- _Plotting code records_
## start
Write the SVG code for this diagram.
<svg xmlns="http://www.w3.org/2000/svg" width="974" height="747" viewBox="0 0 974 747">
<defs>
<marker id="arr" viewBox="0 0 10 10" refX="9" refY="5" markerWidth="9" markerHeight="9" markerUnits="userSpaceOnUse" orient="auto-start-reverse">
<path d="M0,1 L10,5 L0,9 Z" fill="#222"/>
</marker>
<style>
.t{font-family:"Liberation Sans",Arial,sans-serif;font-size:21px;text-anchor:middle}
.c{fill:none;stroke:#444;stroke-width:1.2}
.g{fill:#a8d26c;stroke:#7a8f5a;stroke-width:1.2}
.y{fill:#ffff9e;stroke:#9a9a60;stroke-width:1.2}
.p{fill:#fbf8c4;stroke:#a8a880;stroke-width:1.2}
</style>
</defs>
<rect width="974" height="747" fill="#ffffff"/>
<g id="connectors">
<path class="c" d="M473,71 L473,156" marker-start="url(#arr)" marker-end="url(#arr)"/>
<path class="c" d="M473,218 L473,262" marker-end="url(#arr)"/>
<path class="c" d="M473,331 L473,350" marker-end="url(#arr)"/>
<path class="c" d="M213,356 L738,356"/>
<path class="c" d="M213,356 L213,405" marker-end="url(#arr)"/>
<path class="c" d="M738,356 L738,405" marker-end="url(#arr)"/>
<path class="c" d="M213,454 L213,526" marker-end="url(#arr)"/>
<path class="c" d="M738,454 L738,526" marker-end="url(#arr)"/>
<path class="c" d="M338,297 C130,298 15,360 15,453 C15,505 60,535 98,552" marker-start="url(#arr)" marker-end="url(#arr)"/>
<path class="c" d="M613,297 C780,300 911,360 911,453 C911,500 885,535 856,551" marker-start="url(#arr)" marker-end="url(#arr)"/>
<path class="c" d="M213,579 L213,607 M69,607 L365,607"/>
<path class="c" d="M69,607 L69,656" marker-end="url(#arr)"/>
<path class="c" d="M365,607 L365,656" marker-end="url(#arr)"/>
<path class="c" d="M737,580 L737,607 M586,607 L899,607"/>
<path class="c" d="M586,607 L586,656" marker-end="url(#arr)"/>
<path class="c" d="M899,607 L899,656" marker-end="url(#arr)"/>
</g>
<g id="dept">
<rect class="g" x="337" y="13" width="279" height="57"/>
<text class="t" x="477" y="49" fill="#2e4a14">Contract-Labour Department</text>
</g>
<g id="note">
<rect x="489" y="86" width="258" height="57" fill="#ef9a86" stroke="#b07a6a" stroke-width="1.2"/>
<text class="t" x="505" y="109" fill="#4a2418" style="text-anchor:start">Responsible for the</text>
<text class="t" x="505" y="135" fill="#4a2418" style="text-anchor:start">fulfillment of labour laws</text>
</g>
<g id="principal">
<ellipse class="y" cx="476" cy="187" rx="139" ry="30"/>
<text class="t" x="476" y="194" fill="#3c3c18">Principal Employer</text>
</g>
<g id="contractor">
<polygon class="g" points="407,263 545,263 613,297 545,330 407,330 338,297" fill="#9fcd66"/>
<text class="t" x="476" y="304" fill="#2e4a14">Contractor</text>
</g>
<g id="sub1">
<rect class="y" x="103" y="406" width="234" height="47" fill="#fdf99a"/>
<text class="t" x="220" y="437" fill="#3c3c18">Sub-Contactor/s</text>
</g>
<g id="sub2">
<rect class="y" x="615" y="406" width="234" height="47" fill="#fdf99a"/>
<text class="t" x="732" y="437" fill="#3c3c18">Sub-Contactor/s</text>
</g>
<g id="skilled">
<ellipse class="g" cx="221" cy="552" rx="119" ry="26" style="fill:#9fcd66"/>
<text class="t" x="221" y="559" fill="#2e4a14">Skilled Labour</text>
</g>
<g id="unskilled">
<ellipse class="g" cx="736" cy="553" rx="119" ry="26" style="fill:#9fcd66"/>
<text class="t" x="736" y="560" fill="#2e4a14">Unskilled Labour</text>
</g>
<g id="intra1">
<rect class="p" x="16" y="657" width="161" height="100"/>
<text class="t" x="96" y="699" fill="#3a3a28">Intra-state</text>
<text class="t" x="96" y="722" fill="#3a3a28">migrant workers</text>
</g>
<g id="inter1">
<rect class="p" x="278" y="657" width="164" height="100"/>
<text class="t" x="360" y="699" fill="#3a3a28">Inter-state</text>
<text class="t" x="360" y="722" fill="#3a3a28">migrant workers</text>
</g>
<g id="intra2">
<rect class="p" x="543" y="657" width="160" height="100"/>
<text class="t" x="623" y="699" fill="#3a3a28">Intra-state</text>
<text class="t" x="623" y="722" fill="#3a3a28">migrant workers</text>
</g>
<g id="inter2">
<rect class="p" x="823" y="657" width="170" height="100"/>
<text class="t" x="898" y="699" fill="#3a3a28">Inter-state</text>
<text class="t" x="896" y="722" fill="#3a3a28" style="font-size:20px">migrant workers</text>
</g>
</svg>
## end
## start
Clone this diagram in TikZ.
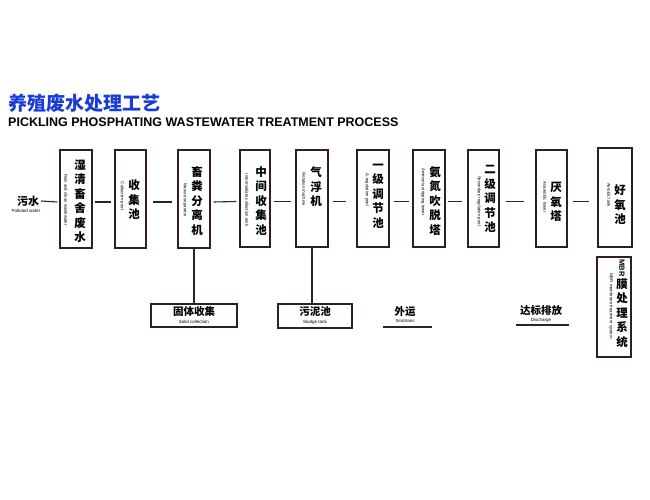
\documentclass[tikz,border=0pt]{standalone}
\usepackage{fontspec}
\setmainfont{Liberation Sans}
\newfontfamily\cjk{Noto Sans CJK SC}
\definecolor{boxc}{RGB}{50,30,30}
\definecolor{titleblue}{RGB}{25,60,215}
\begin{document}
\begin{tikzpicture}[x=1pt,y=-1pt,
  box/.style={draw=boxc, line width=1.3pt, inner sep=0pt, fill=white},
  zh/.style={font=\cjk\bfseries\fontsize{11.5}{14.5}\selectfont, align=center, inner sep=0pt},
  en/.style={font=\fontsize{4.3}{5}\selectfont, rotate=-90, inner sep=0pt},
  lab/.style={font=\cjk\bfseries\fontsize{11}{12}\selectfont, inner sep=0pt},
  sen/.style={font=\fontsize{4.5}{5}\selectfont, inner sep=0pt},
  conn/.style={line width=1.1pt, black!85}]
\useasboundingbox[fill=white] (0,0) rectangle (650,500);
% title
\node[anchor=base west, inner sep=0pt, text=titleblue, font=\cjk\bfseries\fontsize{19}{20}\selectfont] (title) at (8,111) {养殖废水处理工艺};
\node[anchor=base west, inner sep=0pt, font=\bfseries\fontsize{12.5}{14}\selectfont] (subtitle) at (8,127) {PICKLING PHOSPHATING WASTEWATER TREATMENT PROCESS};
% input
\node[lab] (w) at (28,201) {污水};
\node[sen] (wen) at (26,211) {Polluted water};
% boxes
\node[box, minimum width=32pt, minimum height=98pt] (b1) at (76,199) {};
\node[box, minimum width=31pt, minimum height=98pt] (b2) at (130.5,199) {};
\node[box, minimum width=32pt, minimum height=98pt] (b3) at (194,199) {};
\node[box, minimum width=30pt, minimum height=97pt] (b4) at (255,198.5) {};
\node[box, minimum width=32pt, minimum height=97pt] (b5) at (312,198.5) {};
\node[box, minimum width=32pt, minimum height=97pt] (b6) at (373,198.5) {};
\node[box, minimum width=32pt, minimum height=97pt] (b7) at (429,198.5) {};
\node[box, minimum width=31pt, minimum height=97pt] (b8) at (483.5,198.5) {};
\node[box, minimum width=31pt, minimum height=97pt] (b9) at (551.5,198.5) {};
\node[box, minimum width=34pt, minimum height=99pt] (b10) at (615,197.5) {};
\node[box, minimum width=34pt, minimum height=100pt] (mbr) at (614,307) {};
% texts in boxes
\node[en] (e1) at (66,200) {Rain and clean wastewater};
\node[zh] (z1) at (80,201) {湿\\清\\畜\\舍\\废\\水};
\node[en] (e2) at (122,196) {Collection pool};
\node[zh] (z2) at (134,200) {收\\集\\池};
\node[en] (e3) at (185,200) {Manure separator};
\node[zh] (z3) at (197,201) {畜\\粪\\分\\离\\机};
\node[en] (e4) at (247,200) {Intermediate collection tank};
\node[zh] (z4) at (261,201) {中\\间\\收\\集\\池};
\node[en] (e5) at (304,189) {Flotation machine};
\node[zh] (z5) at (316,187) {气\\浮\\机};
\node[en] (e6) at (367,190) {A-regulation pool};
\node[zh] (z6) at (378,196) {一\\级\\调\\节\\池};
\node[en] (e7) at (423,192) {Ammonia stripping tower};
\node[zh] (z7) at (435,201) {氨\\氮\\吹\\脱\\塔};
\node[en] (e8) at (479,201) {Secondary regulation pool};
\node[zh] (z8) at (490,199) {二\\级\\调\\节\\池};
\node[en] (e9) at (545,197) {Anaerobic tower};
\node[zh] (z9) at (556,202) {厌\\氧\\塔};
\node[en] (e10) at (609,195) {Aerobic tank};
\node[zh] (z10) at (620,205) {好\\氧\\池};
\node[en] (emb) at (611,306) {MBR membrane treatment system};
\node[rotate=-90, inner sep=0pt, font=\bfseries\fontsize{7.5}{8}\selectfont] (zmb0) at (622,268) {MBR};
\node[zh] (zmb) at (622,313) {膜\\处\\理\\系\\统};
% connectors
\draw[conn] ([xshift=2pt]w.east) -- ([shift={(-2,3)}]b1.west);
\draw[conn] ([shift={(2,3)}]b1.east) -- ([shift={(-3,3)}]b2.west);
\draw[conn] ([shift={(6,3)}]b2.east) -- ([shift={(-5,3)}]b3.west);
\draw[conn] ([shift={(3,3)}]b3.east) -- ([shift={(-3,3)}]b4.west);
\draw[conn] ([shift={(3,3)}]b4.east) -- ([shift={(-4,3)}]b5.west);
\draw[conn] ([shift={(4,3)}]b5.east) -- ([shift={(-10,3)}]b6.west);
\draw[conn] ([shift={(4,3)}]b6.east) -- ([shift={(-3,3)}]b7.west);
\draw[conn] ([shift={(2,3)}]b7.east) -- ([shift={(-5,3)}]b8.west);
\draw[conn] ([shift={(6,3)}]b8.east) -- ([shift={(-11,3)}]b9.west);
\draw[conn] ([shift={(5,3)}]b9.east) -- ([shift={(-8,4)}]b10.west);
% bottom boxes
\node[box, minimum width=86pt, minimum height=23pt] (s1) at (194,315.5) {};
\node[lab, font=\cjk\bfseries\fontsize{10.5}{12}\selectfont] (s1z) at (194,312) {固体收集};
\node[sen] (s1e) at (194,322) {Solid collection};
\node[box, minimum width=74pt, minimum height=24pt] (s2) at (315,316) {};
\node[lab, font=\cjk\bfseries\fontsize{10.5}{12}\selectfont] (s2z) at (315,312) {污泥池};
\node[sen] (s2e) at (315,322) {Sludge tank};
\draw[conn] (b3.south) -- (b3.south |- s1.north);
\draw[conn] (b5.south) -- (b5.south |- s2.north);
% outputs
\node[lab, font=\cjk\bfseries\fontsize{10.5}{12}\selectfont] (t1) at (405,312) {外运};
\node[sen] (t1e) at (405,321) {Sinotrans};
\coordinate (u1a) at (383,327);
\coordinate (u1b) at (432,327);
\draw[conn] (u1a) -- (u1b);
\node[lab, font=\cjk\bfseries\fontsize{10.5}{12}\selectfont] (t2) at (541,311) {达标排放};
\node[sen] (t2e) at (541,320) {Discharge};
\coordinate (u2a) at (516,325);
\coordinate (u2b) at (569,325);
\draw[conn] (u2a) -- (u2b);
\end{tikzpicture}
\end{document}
## end
- _Instruction_
Locate each line containing the string "diagram" and show it.

- _Full response_
Write the SVG code for this diagram.
Clone this diagram in TikZ.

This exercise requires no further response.